Flashlight: Fast And Flexible Machine Learning In C++

April 20, 2021

3 min read

What it is:

Flashlight is a new open source machine learning (ML) library, written entirely in C++, that was built by FAIR to power groundbreaking research by enabling teams to rapidly and easily modify deep and ML frameworks to better fit their needs.

Deep and ML frameworks are good at what they do — but altering the internals of these frameworks has traditionally proved difficult. Finding the right code to change is time-consuming and error-prone, as low-level internals can be unintentionally obfuscated, closed-source, or hand-tuned for particular purposes. And once you’ve made changes, recompiling the framework afterward is both time- and compute-intensive.

We designed Flashlight to be customizable to the core. It contains only the most basic building blocks needed for research, making it simple and intuitive to navigate. And when you change Flashlight’s core components, it takes just seconds to rebuild the entire library and its training pipelines, thanks to its minimalist design and freedom from language bindings.

We wrote Flashlight from the ground up in modern C++ because the language is a powerful tool for doing research in high-performance computing environments. Flashlight has incredibly low framework overhead, as modern C++ enables first-class parallelism and out-of-the-box speed. Flashlight also provides simple bridges to integrate code from low-level domain-specific languages and libraries.

We are open-sourcing Flashlight to make it easier for the AI community to tinker with the low-level code underpinning deep and ML frameworks, taking better advantage of the hardware at hand and pushing the limits of performance.

What it does:

Flashlight is built on top of a shallow stack of basic abstractions that are modular and easy to use. We started with the ArrayFire tensor library, which supports dynamic tensor shapes and types, removing the need for rigid compile-time specifications and C++ templates. ArrayFire also optimizes operations on the fly with an efficient just-in-time compiler.

Building on these base components, Flashlight includes custom, tunable memory managers and APIs for distributed and mixed-precision training. Combined with a fast, lightweight autograd — a deep learning staple that automatically computes derivatives of chained operations common in deep neural networks — Flashlight also features modular abstractions for working with data and training at scale. These components are built to support general research directions, whether in deep learning or elsewhere.

Flashlight’s lightweight domain applications (shown in the image above) support research across a variety of modalities, including speech recognition, language modeling, and image classification and segmentation — all in a single codebase. This design removes the need to combine many separate domain-specific libraries, enabling Flashlight to support validating new ideas on a variety of setups, making multimodal research simpler. Doing so requires only a single incremental rebuild rather than changes and rebuilds for individual upstream domain-specific frameworks.
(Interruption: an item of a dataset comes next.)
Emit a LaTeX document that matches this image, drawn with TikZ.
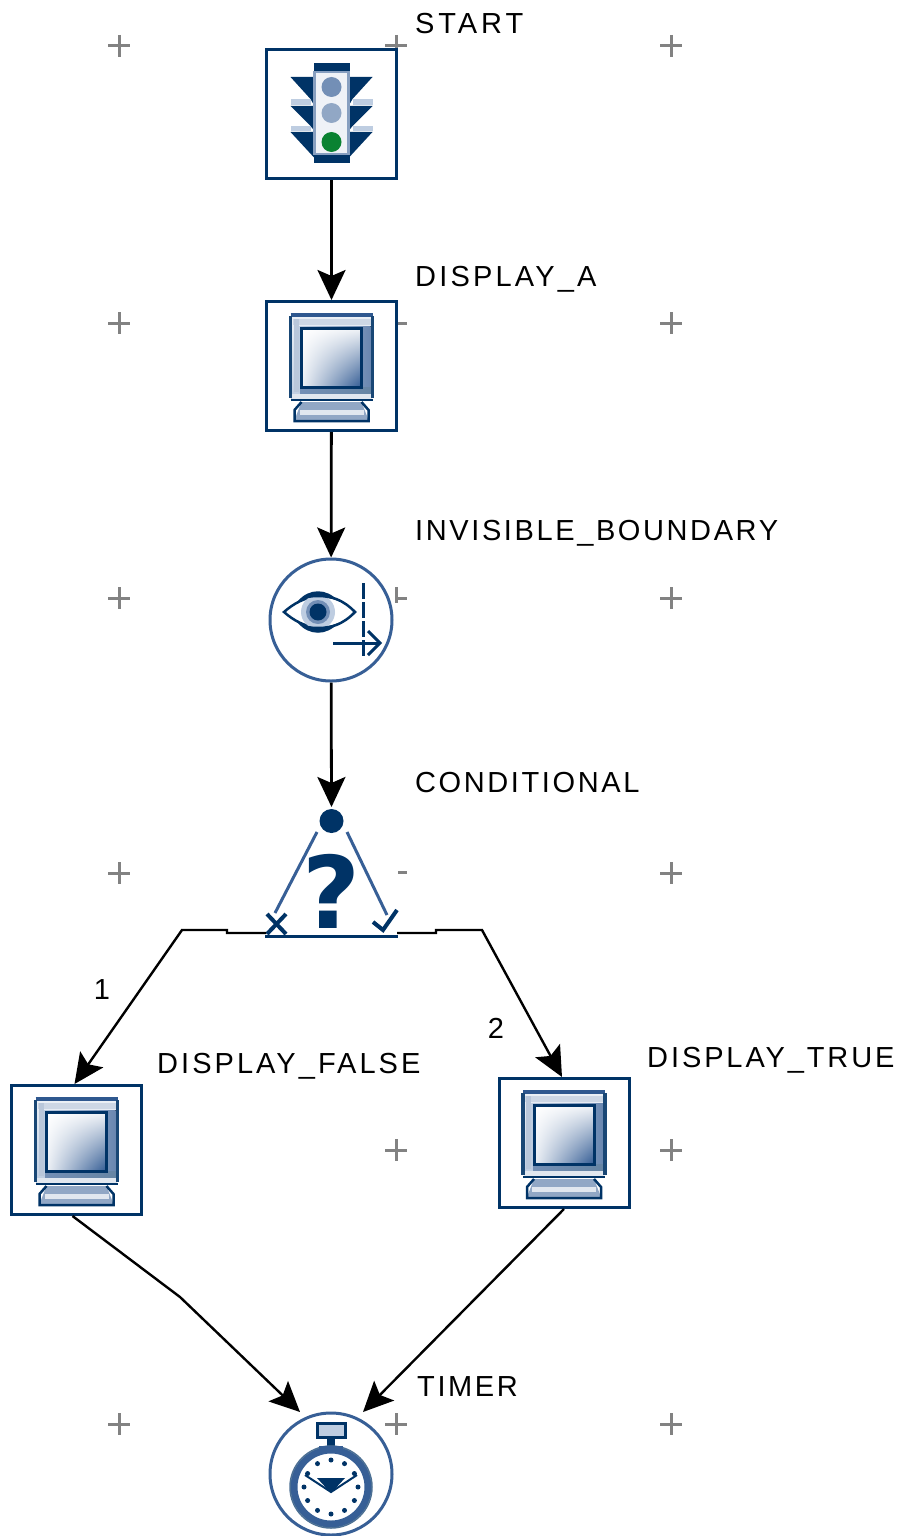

While common primitives in deep learning are implemented via well-optimized kernels from hardware-specific vendor libraries, writing custom high-performance code can be difficult to integrate and iterate on quickly. Flashlight makes it trivial to build new low-level computational abstractions. You can cleanly integrate CUDA or OpenCL kernels, Halide AOT pipelines, or other custom C/C++ code with minimal effort.

Modern C++ also obviates the need for tasks like memory management while providing powerful tools for functional programming. Flashlight supports doing research in C++ with no need to adjust external fixtures or bindings and no need for adapters to do things like threading, memory mapping, or interoperating with low-level hardware. As a result, integrating fast, parallel code becomes simple and direct.

Why it matters:

With deep and ML models growing more and more complex, progress depends on optimization. Advanced AI models and research require high-performance code that efficiently utilizes available hardware. Flashlight’s modular internals make it a powerful research framework for research frameworks. Flashlight’s fast rebuilds facilitate doing research on the library itself that can then be applied downstream to other frameworks. By making it easier to rapidly iterate on custom low-level code, Flashlight opens the door to research that pushes the limits of performance.

We’re already using Flashlight at Facebook in our research focused on developing a fast speech recognition pipeline, a threaded and customizable train-time relabeling pipeline for iterative pseudo-labeling, and a differentiable beam search decoder. Our ongoing research is further accelerated by the ability to integrate external platform APIs for new hardware or compiler toolchains and achieve instant interoperability with the rest of Flashlight.

We hope that open-sourcing Flashlight will make it easier to modify the code underpinning AI models and integrate new low-level languages and libraries — and ultimately help those in the AI community iterate faster on their ideas.